Çünkü ilk adımı insan atıyor. Bu yüzden Kur’an’ın doktrini ile tarihte yürüyen İslam’ın doktrini farklı derken bunu kastediyorum. Mesela Kur’an ne diyor? “Eğer siz dönerseniz, biz de döneriz.”
Ya da diyor ki Kur’an: “Kim muttaki olursa biz ona bir kapı açarız.” Kur’an’daki bütün ilişki biçimi ilk adımı insanın attığı Allah’ın da ona uygun olarak adım attığı bir ilişki biçimidir. Yani özgür bir ilişki söz konusudur. Bu ilişki hakkaniyet ve adalete yaslanır. Dolayısıyla birey-toplum ilişkisi Kur’an’da bu şekildedir.
Doğa ile olan ilişkisine gelince, Kur’an’da bu kader ile ifade edilmiştir. Kadere, mukaddere, takdir… Yani doğa yasaları dediğimiz şey. Doğa yasaları biliyorsunuz sabit ve bilim adamları keşfediyor bize. Allah-Devlet ilişkisini ise, ben Makāsıdü’ş-şerîa olduğu kanısındayım.

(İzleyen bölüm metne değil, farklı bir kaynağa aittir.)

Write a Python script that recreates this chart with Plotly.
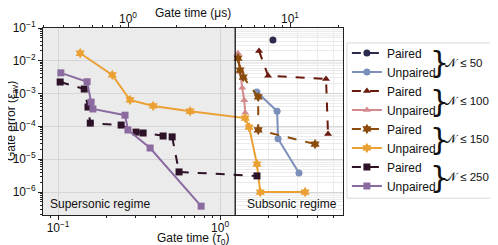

Bilindiği gibi İslam hukuk felsefesinin bir terimidir bu. Anlamı şeriatın maksatları demektir. Şeriatın toplum bağlamındaki maksatları beş tanedir. Malın, dinin, aklın, canın ve neslin korunması. Bugünkü terminolojiyle söylenecek olursa, mal mülkiyetin, akıl düşünce özgürlüğünün, din inanç özgürlüğünün, can güvenliğimizin, nesil ise toplumun korunmasını ifade eder.
Dolayısıyla devlet dediğimiz aygıtta aslında bu beş şeyi korur. Dolayısıyla her üç ilişkiye dikkat edilirse doğayla ilişki tamamen kader dediğim nedensellik üzerine kurulu. Allah’ın devlet, birey ve toplum ile olan ilişkisi bütünüyle ahlaki bir zemin üzerine kurulu. Dolayısıyla nedenselliğe, gerekçeye dayalı bir ilişkilidir.
Burada teokrasi çıkarmak İslam’a ihanettir. Teokrasi-temsil dikkat edilirse, Hristiyanlığın tarihi süreç içerisinde yaptığı bir şeydir. Teokrasi ve temsil, Hristiyanlıkta Kilise ve Papa, İslam’ın Şiilik yorumunda İmamet, Sünnilik yorumunda ise evliya, şeyh, gavs, kutup dediğimiz yapı aracılığıyla oluştu.
Oysa İslam’ın kendisinde böyle bir temsil ilişkisi yoktur. Bu İslam’ın tarihteki yürüyüşünün anlayışıdır, Kur’an’ın anlayışı bu değildir kanımca.